Task instructions = From the records below, transcribe only the lines running from the one with "Emit a Python" through the one with "plt.rcParams['font.family'] = ['Liberation". Keep both of those end lines.

Source data =
────────────────────────────────────────

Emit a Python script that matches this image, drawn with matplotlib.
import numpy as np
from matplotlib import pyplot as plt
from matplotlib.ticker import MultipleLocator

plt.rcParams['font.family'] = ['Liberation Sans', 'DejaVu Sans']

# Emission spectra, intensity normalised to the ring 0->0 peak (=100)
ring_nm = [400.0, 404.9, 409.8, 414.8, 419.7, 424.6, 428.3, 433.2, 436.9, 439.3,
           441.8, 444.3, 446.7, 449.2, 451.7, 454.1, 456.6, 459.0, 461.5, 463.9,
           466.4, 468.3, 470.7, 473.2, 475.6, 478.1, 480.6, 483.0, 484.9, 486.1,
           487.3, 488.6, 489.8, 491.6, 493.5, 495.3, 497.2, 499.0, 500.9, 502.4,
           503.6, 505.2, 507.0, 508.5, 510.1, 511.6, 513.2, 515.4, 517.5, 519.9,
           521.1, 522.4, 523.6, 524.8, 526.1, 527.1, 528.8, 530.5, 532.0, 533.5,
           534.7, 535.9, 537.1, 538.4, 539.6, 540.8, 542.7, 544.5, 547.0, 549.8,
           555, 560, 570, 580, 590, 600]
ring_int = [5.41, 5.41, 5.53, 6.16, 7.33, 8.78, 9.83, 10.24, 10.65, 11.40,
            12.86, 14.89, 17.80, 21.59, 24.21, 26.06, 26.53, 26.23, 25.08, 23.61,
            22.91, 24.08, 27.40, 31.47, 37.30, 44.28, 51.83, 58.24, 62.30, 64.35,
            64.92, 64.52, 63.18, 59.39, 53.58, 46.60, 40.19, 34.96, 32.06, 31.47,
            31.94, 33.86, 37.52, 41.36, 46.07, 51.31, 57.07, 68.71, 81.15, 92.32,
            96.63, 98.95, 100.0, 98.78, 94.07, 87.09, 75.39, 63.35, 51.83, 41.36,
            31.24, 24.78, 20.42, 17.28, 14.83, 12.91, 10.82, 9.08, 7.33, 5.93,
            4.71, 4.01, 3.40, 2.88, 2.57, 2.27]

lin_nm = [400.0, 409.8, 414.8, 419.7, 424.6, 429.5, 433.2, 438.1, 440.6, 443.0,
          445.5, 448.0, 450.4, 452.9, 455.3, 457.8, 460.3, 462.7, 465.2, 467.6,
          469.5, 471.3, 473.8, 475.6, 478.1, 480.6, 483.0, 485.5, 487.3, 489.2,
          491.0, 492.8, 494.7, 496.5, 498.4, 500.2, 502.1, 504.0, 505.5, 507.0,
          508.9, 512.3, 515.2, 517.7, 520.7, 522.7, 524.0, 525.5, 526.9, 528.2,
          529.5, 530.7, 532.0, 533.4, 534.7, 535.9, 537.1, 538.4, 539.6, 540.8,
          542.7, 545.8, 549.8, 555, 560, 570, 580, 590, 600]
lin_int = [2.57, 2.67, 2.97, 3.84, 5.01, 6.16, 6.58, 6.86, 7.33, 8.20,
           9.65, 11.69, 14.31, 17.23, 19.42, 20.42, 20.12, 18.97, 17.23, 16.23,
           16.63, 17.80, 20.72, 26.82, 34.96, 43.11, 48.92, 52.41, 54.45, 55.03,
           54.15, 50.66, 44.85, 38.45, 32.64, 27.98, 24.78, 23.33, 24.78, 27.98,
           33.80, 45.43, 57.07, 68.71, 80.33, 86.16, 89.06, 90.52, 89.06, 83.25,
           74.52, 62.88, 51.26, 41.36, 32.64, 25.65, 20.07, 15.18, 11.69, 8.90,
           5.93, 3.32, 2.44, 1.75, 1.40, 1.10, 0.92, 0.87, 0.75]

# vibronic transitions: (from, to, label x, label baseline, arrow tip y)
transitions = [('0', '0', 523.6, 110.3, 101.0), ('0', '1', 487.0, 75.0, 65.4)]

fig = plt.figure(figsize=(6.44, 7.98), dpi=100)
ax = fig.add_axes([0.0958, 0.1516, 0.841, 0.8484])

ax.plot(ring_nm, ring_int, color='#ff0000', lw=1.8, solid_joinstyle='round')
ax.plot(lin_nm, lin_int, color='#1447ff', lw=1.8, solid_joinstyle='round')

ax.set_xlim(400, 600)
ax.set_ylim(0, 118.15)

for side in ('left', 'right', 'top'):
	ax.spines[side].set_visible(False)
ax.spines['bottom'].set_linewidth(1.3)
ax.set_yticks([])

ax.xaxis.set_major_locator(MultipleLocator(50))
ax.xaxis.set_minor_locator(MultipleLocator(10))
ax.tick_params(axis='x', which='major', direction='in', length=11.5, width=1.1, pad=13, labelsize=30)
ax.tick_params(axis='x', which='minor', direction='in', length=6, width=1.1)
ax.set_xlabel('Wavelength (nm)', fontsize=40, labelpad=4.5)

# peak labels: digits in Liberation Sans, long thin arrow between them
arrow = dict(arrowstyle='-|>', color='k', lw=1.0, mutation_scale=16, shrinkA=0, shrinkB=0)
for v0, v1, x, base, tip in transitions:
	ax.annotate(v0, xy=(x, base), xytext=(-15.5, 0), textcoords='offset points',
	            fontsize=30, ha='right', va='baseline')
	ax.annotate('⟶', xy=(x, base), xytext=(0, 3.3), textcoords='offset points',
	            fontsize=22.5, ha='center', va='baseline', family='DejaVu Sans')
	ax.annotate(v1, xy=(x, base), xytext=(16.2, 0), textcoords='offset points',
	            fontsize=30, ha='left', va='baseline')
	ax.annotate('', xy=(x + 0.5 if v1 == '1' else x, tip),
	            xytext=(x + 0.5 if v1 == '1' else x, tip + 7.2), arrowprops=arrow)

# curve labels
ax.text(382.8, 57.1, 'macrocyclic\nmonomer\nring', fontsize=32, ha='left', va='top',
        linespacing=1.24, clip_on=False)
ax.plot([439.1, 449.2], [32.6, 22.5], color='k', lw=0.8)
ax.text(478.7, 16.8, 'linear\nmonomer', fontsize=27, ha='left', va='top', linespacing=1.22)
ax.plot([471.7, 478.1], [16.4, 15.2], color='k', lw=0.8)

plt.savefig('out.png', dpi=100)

────────────────────────────────────────

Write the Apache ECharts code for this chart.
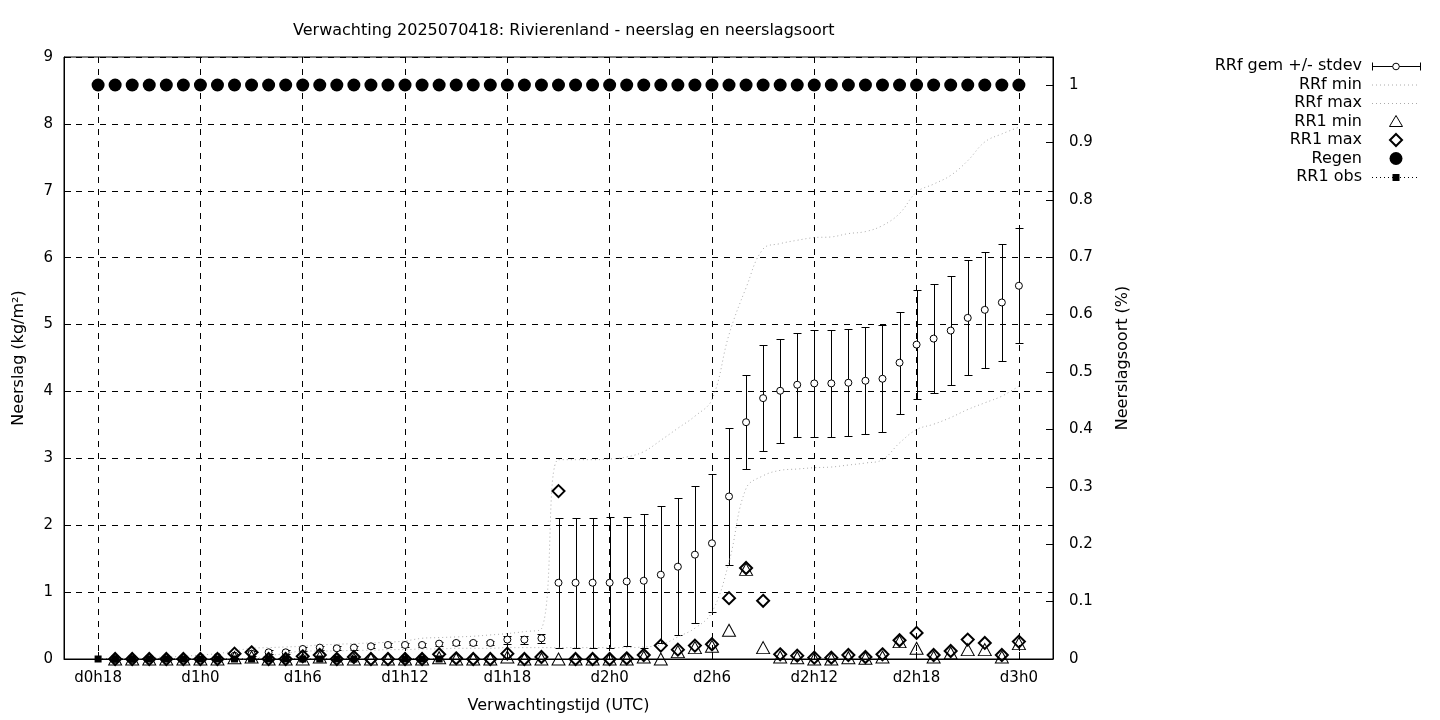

────────────────────────────────────────

The solution =
Emit a Python script that matches this image, drawn with matplotlib.
import numpy as np
from matplotlib import pyplot as plt
from matplotlib.ticker import MultipleLocator

plt.rcParams['font.family'] = ['Liberation Sans', 'DejaVu Sans']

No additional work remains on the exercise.